Arno's Vale (also written Arnos Vale) is an area centred just over two miles from the city's centre point. It includes the 1837-begun, wooded Arno's Vale Cemetery, which occupies 45 acre. Its grounds are statutorily listed (protected) in the mid-category, II*. Burials ceased in 1998, but it has been kept open by volunteers since. It is part of the old Arno's Court Estate, one of four in Bristol where a single proprietor's manor house or grand country estate house has survived. Its current use is as a hotel (Arno's Manor Hotel). The remaining estate land includes Arno's Court Park. The park, which has views across Bristol, forms the peak of a crest between Knowle and Brislington in the city.

The parkland core of Arno's estate, which includes the Parkside Hotel, Arno's Court Triumphal Arch and Black Castle Public House is beside the A4 road, 2 miles southeast of Bristol city centre.

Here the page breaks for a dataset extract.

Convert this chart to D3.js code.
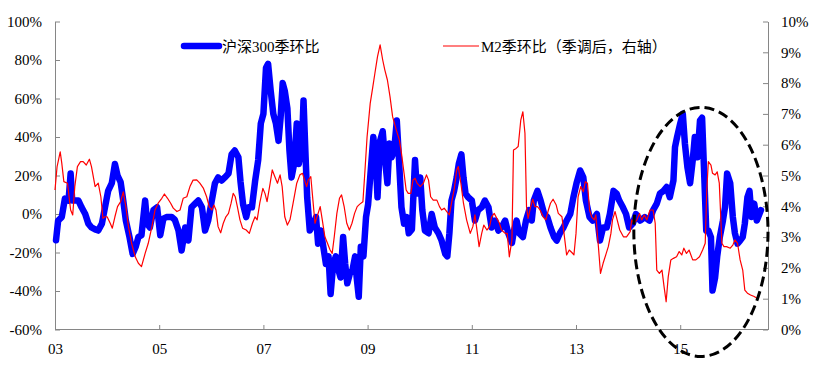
<!DOCTYPE html>
<html><head><meta charset="utf-8">
<script src="https://cdn.jsdelivr.net/npm/d3@7"></script>
<style>
body{margin:0;background:#fff}
svg{display:block}
text{font-family:"Liberation Serif","Times New Roman","Noto Sans CJK SC",serif;font-size:15px;fill:#000}
</style>
</head><body>
<svg id="c" width="817" height="366"></svg>
<script>
// ---- data ----
const seriesNames = ["沪深300季环比", "M2季环比（季调后，右轴）"];
const xTickYears = [2003, 2005, 2007, 2009, 2011, 2013, 2015];
const xTickLabels = ["03", "05", "07", "09", "11", "13", "15"];
const leftTicks = [-60, -40, -20, 0, 20, 40, 60, 80, 100];
const rightTicks = [0, 1, 2, 3, 4, 5, 6, 7, 8, 9, 10];

// [year, HS300 quarter-on-quarter %]
const hs300 = [
[2003.02,-13.6],[2003.06,-3.4],[2003.13,-1.6],[2003.19,8],[2003.26,7],[2003.30,21],[2003.33,7],[2003.38,7],[2003.45,7],[2003.51,3.5],
[2003.58,0],[2003.64,-5],[2003.70,-7],[2003.77,-8],[2003.83,-8.6],[2003.90,-5],[2003.96,3.5],[2004.02,12],[2004.09,16],[2004.15,26],
[2004.20,20],[2004.26,16.5],[2004.31,7],[2004.36,-3.4],[2004.43,-12],[2004.49,-20.7],[2004.55,-17],[2004.60,-12],[2004.66,-11],[2004.73,7],
[2004.77,-5],[2004.82,-7],[2004.89,2],[2004.96,3.5],[2005.02,-11],[2005.08,-2.4],[2005.14,-1.6],[2005.24,-1.6],[2005.30,-3],[2005.37,-8.6],
[2005.43,-19],[2005.50,-7],[2005.56,-13.8],[2005.62,3.5],[2005.69,5.4],[2005.75,7],[2005.82,3.5],[2005.88,-8.6],[2005.94,-3.4],[2006.01,7],
[2006.07,16],[2006.13,19],[2006.20,17.4],[2006.26,19],[2006.33,21],[2006.39,31],[2006.45,33],[2006.52,29.5],[2006.56,17],[2006.61,5],
[2006.67,-1.6],[2006.71,3.5],[2006.78,3.5],[2006.84,17],[2006.90,28],[2006.95,47],[2007.00,52],[2007.05,76],[2007.09,78],[2007.14,64],
[2007.19,52],[2007.24,47],[2007.29,38],[2007.33,50],[2007.37,68],[2007.41,64],[2007.46,55],[2007.50,33],[2007.54,19],[2007.59,26],
[2007.64,47],[2007.68,26],[2007.74,36.6],[2007.77,59],[2007.81,29.5],[2007.84,8.7],[2007.89,-8.6],[2007.96,-5],[2008.01,-1.6],[2008.05,-15.4],
[2008.10,-8.6],[2008.15,-17],[2008.20,-26],[2008.25,-22],[2008.29,-41.5],[2008.34,-26],[2008.39,-22],[2008.44,-29],[2008.48,-33],[2008.53,-12],
[2008.57,-26],[2008.61,-36],[2008.66,-31],[2008.71,-29],[2008.76,-22],[2008.79,-33],[2008.83,-43],[2008.87,-17],[2008.92,-22],[2008.97,-1.6],
[2009.01,5],[2009.06,22.6],[2009.11,40],[2009.16,26],[2009.19,8.7],[2009.24,38],[2009.29,43],[2009.33,29.5],[2009.38,16],[2009.42,36.6],
[2009.46,29.5],[2009.51,33],[2009.56,48.6],[2009.60,29.5],[2009.65,3.5],[2009.70,-5],[2009.75,-1.6],[2009.79,-10],[2009.85,-8],[2009.91,28],
[2009.95,10.6],[2010.01,19],[2010.05,2],[2010.10,-8.6],[2010.17,-10],[2010.23,0],[2010.29,-7],[2010.36,-10],[2010.42,-13.8],[2010.49,-20.7],
[2010.53,-22],[2010.57,-10],[2010.61,7],[2010.66,12],[2010.71,19],[2010.75,26],[2010.80,31],[2010.84,19],[2010.88,10.6],[2010.93,8.7],
[2011.00,7],[2011.06,-3.4],[2011.12,2],[2011.19,3.5],[2011.25,7],[2011.32,3.5],[2011.38,-7],[2011.45,-3.4],[2011.51,-8.6],[2011.57,-7],
[2011.64,-3.4],[2011.70,-10],[2011.77,-15],[2011.81,-8.6],[2011.86,-3.4],[2011.91,-10],[2011.98,-12],[2012.04,-3.4],[2012.10,2],[2012.15,-3.4],
[2012.19,7],[2012.26,12],[2012.32,7],[2012.39,0],[2012.45,-1.6],[2012.51,-7],[2012.58,-12],[2012.63,-13.8],[2012.69,-10],[2012.76,-7],
[2012.82,-3.4],[2012.89,0],[2012.95,8.7],[2013.01,16],[2013.08,22.6],[2013.14,19],[2013.19,7],[2013.26,-1.6],[2013.32,-3.4],[2013.40,0],
[2013.46,-13.8],[2013.52,-7],[2013.59,-7],[2013.65,0],[2013.72,12],[2013.78,10.6],[2013.83,7],[2013.90,3.5],[2013.96,0],[2014.02,-7],
[2014.09,-5],[2014.15,0],[2014.23,-3.4],[2014.32,-1.6],[2014.41,-3.4],[2014.48,2],[2014.55,5.4],[2014.61,10.6],[2014.68,12],[2014.74,14],
[2014.80,8.7],[2014.87,17.4],[2014.90,34.7],[2014.94,40],[2015.00,47],[2015.05,52],[2015.09,36.6],[2015.14,24],[2015.19,16],[2015.24,27.8],
[2015.28,40],[2015.33,29.5],[2015.38,48.6],[2015.42,50],[2015.46,21],[2015.50,-8.6],[2015.54,-8.6],[2015.59,-12],[2015.62,-39.8],[2015.67,-33],
[2015.71,-22],[2015.76,-12],[2015.82,-3.4],[2015.86,3.5],[2015.90,21],[2015.96,16],[2016.01,-1.6],[2016.05,-10],[2016.10,-15.4],[2016.15,-13.8],
[2016.20,-12],[2016.24,-5],[2016.29,8.7],[2016.33,12],[2016.37,-1.6],[2016.42,5.4],[2016.47,-3.4],[2016.52,0],[2016.55,2]
];

// [year, M2 quarter-on-quarter % (seasonally adjusted), right axis]
const m2 = [
[2003.00,4.53],[2003.04,5.29],[2003.10,5.77],[2003.13,5.40],[2003.17,4.80],[2003.24,4.75],[2003.27,4.31],[2003.30,3.88],[2003.34,3.72],[2003.38,4.64],
[2003.43,5.29],[2003.49,5.45],[2003.54,5.45],[2003.60,5.34],[2003.66,5.53],[2003.70,5.29],[2003.77,4.64],[2003.83,4.75],[2003.88,4.31],[2003.92,3.61],
[2003.96,3.66],[2004.00,3.66],[2004.06,3.45],[2004.10,3.29],[2004.15,3.66],[2004.20,3.99],[2004.26,4.15],[2004.31,4.47],[2004.36,3.99],[2004.41,3.34],
[2004.47,2.80],[2004.54,2.36],[2004.60,2.15],[2004.66,2.04],[2004.73,2.47],[2004.79,2.80],[2004.86,3.34],[2004.92,3.88],[2004.98,4.10],[2005.05,4.26],
[2005.10,4.40],[2005.16,4.26],[2005.22,4.10],[2005.27,3.94],[2005.34,3.83],[2005.40,3.88],[2005.46,4.26],[2005.53,4.31],[2005.59,4.64],[2005.65,4.85],
[2005.72,4.86],[2005.78,4.75],[2005.85,4.58],[2005.91,4.31],[2005.96,3.99],[2006.01,3.88],[2006.05,4.04],[2006.09,3.88],[2006.13,3.34],[2006.18,3.14],
[2006.23,3.45],[2006.28,3.66],[2006.33,3.77],[2006.38,4.10],[2006.42,4.42],[2006.46,4.31],[2006.50,3.99],[2006.55,3.56],[2006.60,3.29],[2006.67,3.23],
[2006.73,3.12],[2006.79,3.45],[2006.84,3.66],[2006.88,3.56],[2006.93,4.10],[2006.99,4.58],[2007.03,4.42],[2007.07,4.15],[2007.13,4.75],[2007.17,5.18],
[2007.22,4.96],[2007.27,4.75],[2007.32,5.02],[2007.36,4.64],[2007.41,3.66],[2007.46,3.39],[2007.51,3.56],[2007.57,4.10],[2007.64,4.75],[2007.70,5.02],
[2007.75,5.07],[2007.80,4.80],[2007.83,4.64],[2007.86,4.85],[2007.91,4.96],[2007.95,4.20],[2007.99,3.45],[2008.03,3.66],[2008.09,3.99],[2008.13,3.56],
[2008.18,3.01],[2008.23,2.80],[2008.28,2.58],[2008.32,2.47],[2008.36,3.01],[2008.41,3.77],[2008.46,4.26],[2008.50,4.37],[2008.55,3.99],[2008.60,3.45],
[2008.65,3.23],[2008.70,3.45],[2008.75,3.77],[2008.80,3.99],[2008.85,4.07],[2008.91,4.15],[2008.95,5.18],[2008.99,6.26],[2009.05,7.34],[2009.10,7.88],
[2009.14,8.32],[2009.19,8.86],[2009.24,9.24],[2009.29,8.75],[2009.33,8.43],[2009.38,8.10],[2009.43,7.56],[2009.48,6.91],[2009.55,6.48],[2009.61,6.15],
[2009.65,5.72],[2009.70,5.07],[2009.74,4.53],[2009.78,4.42],[2009.83,4.42],[2009.87,4.85],[2009.91,4.91],[2009.95,4.75],[2010.01,4.64],[2010.07,4.75],
[2010.13,5.02],[2010.17,4.85],[2010.21,4.31],[2010.26,4.20],[2010.33,4.20],[2010.38,3.99],[2010.42,3.88],[2010.47,3.94],[2010.52,3.83],[2010.57,3.72],
[2010.61,4.10],[2010.66,4.53],[2010.71,5.18],[2010.74,5.29],[2010.79,4.75],[2010.84,4.10],[2010.90,3.56],[2010.97,3.12],[2011.02,3.34],[2011.06,3.72],
[2011.09,3.34],[2011.14,2.69],[2011.19,3.12],[2011.23,3.39],[2011.29,3.23],[2011.34,3.34],[2011.38,3.66],[2011.43,3.77],[2011.48,3.61],[2011.53,3.45],
[2011.57,3.23],[2011.64,3.12],[2011.68,3.12],[2011.72,2.36],[2011.77,2.91],[2011.80,5.83],[2011.85,5.88],[2011.89,5.94],[2011.94,6.80],[2011.98,7.07],
[2012.02,6.37],[2012.05,3.99],[2012.08,3.61],[2012.13,3.99],[2012.17,4.23],[2012.21,3.99],[2012.26,3.99],[2012.31,3.88],[2012.37,3.66],[2012.42,3.56],
[2012.47,3.88],[2012.51,4.10],[2012.56,4.23],[2012.62,4.04],[2012.66,3.77],[2012.73,3.66],[2012.77,3.12],[2012.82,2.42],[2012.87,2.58],[2012.92,2.50],
[2012.96,2.42],[2013.00,3.12],[2013.04,4.31],[2013.09,4.64],[2013.14,4.47],[2013.18,4.80],[2013.22,4.75],[2013.26,3.88],[2013.30,3.66],[2013.35,3.56],
[2013.38,3.72],[2013.43,2.69],[2013.47,1.82],[2013.52,2.15],[2013.58,2.47],[2013.62,2.69],[2013.67,3.12],[2013.70,3.56],[2013.75,3.83],[2013.79,3.56],
[2013.84,3.23],[2013.91,3.01],[2013.97,3.01],[2014.04,3.18],[2014.07,3.56],[2014.11,3.45],[2014.17,3.56],[2014.22,3.77],[2014.26,3.56],[2014.31,3.72],
[2014.36,3.56],[2014.42,3.88],[2014.48,3.88],[2014.52,3.45],[2014.55,1.93],[2014.60,1.82],[2014.65,1.93],[2014.69,1.39],[2014.73,0.90],[2014.77,1.71],
[2014.82,2.26],[2014.87,2.31],[2014.93,2.36],[2014.98,2.53],[2015.03,2.42],[2015.07,2.64],[2015.12,2.47],[2015.17,2.58],[2015.24,2.26],[2015.30,2.26],
[2015.37,2.36],[2015.43,2.58],[2015.48,2.80],[2015.51,4.53],[2015.54,5.45],[2015.59,5.34],[2015.62,5.07],[2015.67,5.02],[2015.71,5.12],[2015.75,4.75],
[2015.80,2.80],[2015.84,2.69],[2015.89,2.69],[2015.96,2.64],[2016.01,2.74],[2016.05,2.91],[2016.10,2.80],[2016.15,2.26],[2016.20,1.93],[2016.24,1.28],
[2016.29,1.18],[2016.35,1.12],[2016.42,1.07],[2016.48,1.01]
];

// highlighted region (dashed ellipse): [yearFrom, yearTo, leftAxisLow%, leftAxisHigh%]
const highlight = [2014.11, 2016.685, -74, 55.4];

// ---- layout ----
const svg = d3.select("#c");
const x = d3.scaleLinear().domain([2003, 2016.685]).range([55, 768]);
const yL = d3.scaleLinear().domain([-60, 100]).range([329.5, 21.5]);
const yR = d3.scaleLinear().domain([0, 10]).range([329.5, 21.5]);
const axisColor = "#868686";

function styleAxis(g) {
  g.selectAll(".domain").attr("stroke", axisColor);
  g.selectAll(".tick line").attr("stroke", axisColor);
  g.selectAll("text").attr("fill", "#000").style("font-size", "15px")
   .style("font-family", '"Liberation Serif","Times New Roman",serif');
}

svg.append("g").attr("transform", "translate(55,0)")
  .call(d3.axisLeft(yL).tickValues(leftTicks).tickSizeInner(-5).tickSizeOuter(0).tickPadding(13).tickFormat(d => d + "%"))
  .call(styleAxis);

svg.append("g").attr("transform", "translate(768,0)")
  .call(d3.axisRight(yR).tickValues(rightTicks).tickSizeInner(-5).tickSizeOuter(0).tickPadding(13).tickFormat(d => d + "%"))
  .call(styleAxis);

svg.append("g").attr("transform", "translate(0,329)")
  .call(d3.axisBottom(x).tickValues(xTickYears).tickSizeInner(-4).tickSizeOuter(0).tickPadding(14)
    .tickFormat((d, i) => xTickLabels[i]))
  .call(styleAxis);

// ---- series ----
const lineL = d3.line().x(d => x(d[0])).y(d => yL(d[1]));
const lineR = d3.line().x(d => x(d[0])).y(d => yR(d[1]));

svg.append("path").datum(hs300).attr("d", lineL)
  .attr("fill", "none").attr("stroke", "#0000ff").attr("stroke-width", 6.5)
  .attr("stroke-linejoin", "round").attr("stroke-linecap", "round");

svg.append("path").datum(m2).attr("d", lineR)
  .attr("fill", "none").attr("stroke", "#ff0000").attr("stroke-width", 1.2)
  .attr("stroke-linejoin", "round");

// ---- highlight ellipse ----
const ex0 = x(highlight[0]), ex1 = x(highlight[1]);
const ey0 = yL(highlight[3]), ey1 = yL(highlight[2]);
svg.append("ellipse")
  .attr("cx", (ex0 + ex1) / 2).attr("cy", (ey0 + ey1) / 2)
  .attr("rx", (ex1 - ex0) / 2).attr("ry", (ey1 - ey0) / 2)
  .attr("fill", "none").attr("stroke", "#000").attr("stroke-width", 3)
  .attr("stroke-dasharray", "10,5");

// ---- legend ----
const leg = svg.append("g");
leg.append("line").attr("x1", 184).attr("x2", 219).attr("y1", 46).attr("y2", 46)
  .attr("stroke", "#0000ff").attr("stroke-width", 6.5).attr("stroke-linecap", "round");
leg.append("text").attr("x", 222).attr("y", 51.5).text(seriesNames[0]);
leg.append("line").attr("x1", 443).attr("x2", 479).attr("y1", 46).attr("y2", 46)
  .attr("stroke", "#ff0000").attr("stroke-width", 1.2);
leg.append("text").attr("x", 481).attr("y", 51.5).text(seriesNames[1]);
</script>
</body></html>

Roads to Bath and Wells run through the area. The estate has namesakes, derived from its Georgian owners, in two parts of the former British West Indies: St Vincent and Trinidad.

==Kensington Park==
Kensington Park is a small suburb. It is centred on the stretch of Bath Road which runs from Arno's Vale to Brislington village, and includes Kensington Park Road, Kings and Hampstead Roads, the southern end of Winchester and Wick Roads, Eagle Road and the northern parts of Water Lane. In the west it is bounded by Upper Knowle and to the north, east and south by Brislington.

In terms of both its architectural style and demographics, it is similar to other areas of south Bristol such as Southville and Upper Knowle, although considerably smaller than either. Houses in the district are largely Victorian and early 20th century dwellings, and include many which are large and well-preserved. It is largely inhabited by urban professionals.

On Bath Road, opposite the entrance to Kensington Park Road, is a small memorial cross dedicated to people who lost their lives in the First World War.

==Notable residents==
- Anna Russell (1807 – 1876), botanist, was born in Arno's Vale, and lived in Brislington.